Behringer website leak reveals SP-1200 clone, CS-80 and VCS 3 plans
Behringer’s site briefly exposed 14 unreleased pages, led by an SP-1200-style drum machine with 24-bit and 12-bit modes.

A redesign on Behringer’s website briefly exposed 14 unreleased product pages, and the most consequential listing was an SP-1200-inspired drum machine that paired modern 24-bit sampling with classic 12-bit operation and an analog filter. For vintage-synth watchers, that combination mattered more than a teaser graphic ever could: it pointed to a machine aimed squarely at the gritty E-mu sound that made the original SP-1200, released in August 1987, one of the defining samplers of its era.
The SP-1200 is the leak’s headline because it would reach the broadest audience and trigger the biggest price debate. A usable clone would put that 12-bit, 26.04 kHz character within reach of producers who have watched original SP-1200 prices climb far beyond casual buying range. It would also sharpen the long-running clone-versus-original argument, especially if Behringer keeps the hybrid promise intact. The listing suggests a machine designed to preserve the feel while adding modern convenience, which is exactly where the market pressure sits for classic samplers right now.

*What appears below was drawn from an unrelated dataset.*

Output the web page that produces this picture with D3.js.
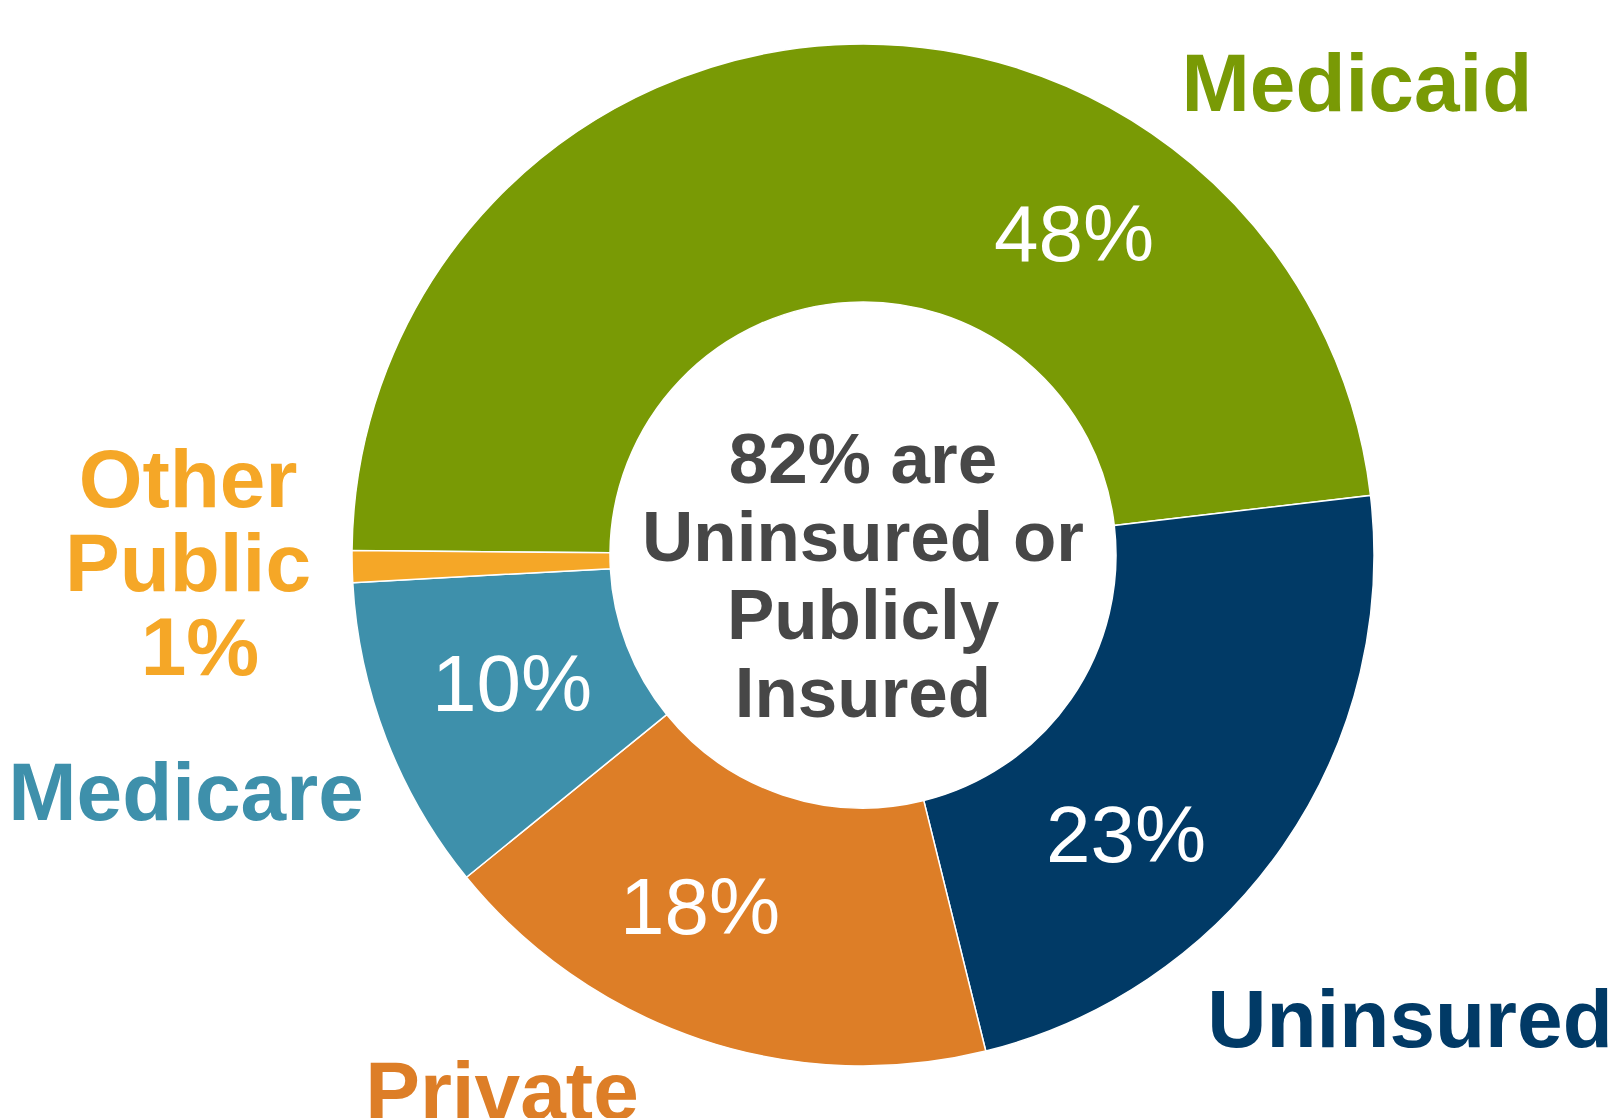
<!DOCTYPE html>
<html>
    <head>
        <script src="https://d3js.org/d3.v7.min.js"></script>
        <style>
            body, html {
                margin: 0;
                padding: 0;
                background: #FFFFFF;
                font-family: "Liberation Sans", Arial, Helvetica, sans-serif;
            }
            .catLabel {
                font-weight: bold;
                font-size: 82px;
            }
            .pctLabel {
                fill: #FFFFFF;
                font-size: 80px;
            }
            .centerLabel {
                fill: #474747;
                font-weight: bold;
                font-size: 71px;
            }
        </style>
    </head>
    <body>
        <div id="chart"></div>
        <script>

            /* DATA */
            const categories = ["Medicaid", "Uninsured", "Private", "Medicare", "Other Public"];
            const values = [48, 23, 18, 10, 1];
            const colors = ["#799A05", "#013A66", "#DD7E27", "#3E90AB", "#F5A727"];
            const centerLines = ["82% are", "Uninsured or", "Publicly", "Insured"];

            /* LAYOUT */
            const width = 1619;
            const height = 1118;
            const cx = 863, cy = 555;
            const outerR = 511, innerR = 253;

            // where each category name and percentage sits (pixels)
            const namePos = [
                {x: 1357, y: 111},
                {x: 1410, y: 1047},
                {x: 502, y: 1119},
                {x: 186, y: 820},
                {x: 188, y: 507}
            ];
            const pctPos = [
                {x: 1074, y: 261},
                {x: 1126, y: 862},
                {x: 700, y: 934},
                {x: 512, y: 711},
                null
            ];

            const svg = d3.select("#chart")
                .append("svg")
                .attr("width", width)
                .attr("height", height);

            const data = categories.map((c, i) => ({name: c, value: values[i], color: colors[i]}));

            const pie = d3.pie()
                .sort(null)
                .value(d => d.value)
                .startAngle(-89.5 * Math.PI / 180)
                .endAngle(270.5 * Math.PI / 180);

            const arc = d3.arc()
                .innerRadius(innerR)
                .outerRadius(outerR);

            const g = svg.append("g")
                .attr("transform", `translate(${cx},${cy})`);

            g.selectAll("path")
                .data(pie(data))
                .enter()
                .append("path")
                    .attr("d", arc)
                    .attr("fill", d => d.data.color)
                    .attr("stroke", "#FFFFFF")
                    .attr("stroke-width", 1.5);

            // percentages inside slices
            data.forEach((d, i) => {
                if(!pctPos[i]) return;
                svg.append("text")
                    .attr("class", "pctLabel")
                    .attr("x", pctPos[i].x)
                    .attr("y", pctPos[i].y)
                    .attr("text-anchor", "middle")
                    .text(d.value + "%");
            });

            // category names
            data.forEach((d, i) => {
                const t = svg.append("text")
                    .attr("class", "catLabel")
                    .attr("fill", d.color)
                    .attr("text-anchor", "middle");
                if(d.name === "Other Public") {
                    const lines = ["Other", "Public", d.value + "%"];
                    lines.forEach((l, j) => {
                        t.append("tspan")
                            .attr("x", namePos[i].x + (j === 2 ? 12 : 0))
                            .attr("y", namePos[i].y + j * 84)
                            .text(l);
                    });
                } else {
                    t.attr("x", namePos[i].x)
                        .attr("y", namePos[i].y)
                        .text(d.name);
                }
            });

            // center text
            const ct = svg.append("text")
                .attr("class", "centerLabel")
                .attr("text-anchor", "middle");
            centerLines.forEach((l, j) => {
                ct.append("tspan")
                    .attr("x", cx)
                    .attr("y", 483 + j * 78)
                    .text(l);
            });

        </script>
    </body>
</html>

Right behind it, the CS-80 and VCS 3 would hit a different part of the community. The Yamaha CS-80, introduced in 1977, is still the benchmark for 8-voice polyphony and expressive performance control, while the EMS VCS 3, launched in 1969, remains one of the most mythologized British synths ever built. If either clone becomes real, it would not just broaden access. It would force another round of debate over whether the emotional weight of the originals, and their collector prices, can survive mass availability in modern form.
The leak also surfaced a Mini Pops 7 reference and an unreleased RD-765, described as a classic hybrid sampling drum machine with a 64-step sequencer and sample recording. The Mini Pops 7 matters in a lighter but still real way: Korg’s rhythm-machine history is deep, and even a compact clone would speak to players who want the character of late-1960s and 1970s beat boxes without chasing rare originals. The RD-765 copy looked unfinished, so it sits lower on the credibility scale than the SP-1200 listing, but it still reinforces the same pattern.
That pattern is the story here. Behringer’s own slogan, “Professional sound for everyone,” fits the leak neatly, and so do the company’s long-running references to competition and “analogue ghosts.” Whether every page becomes a shipping product or not, the brief appearance of these names showed where the next fight is headed: the hardest-to-find classics first, the prices under pressure next, and the clone debate all over again.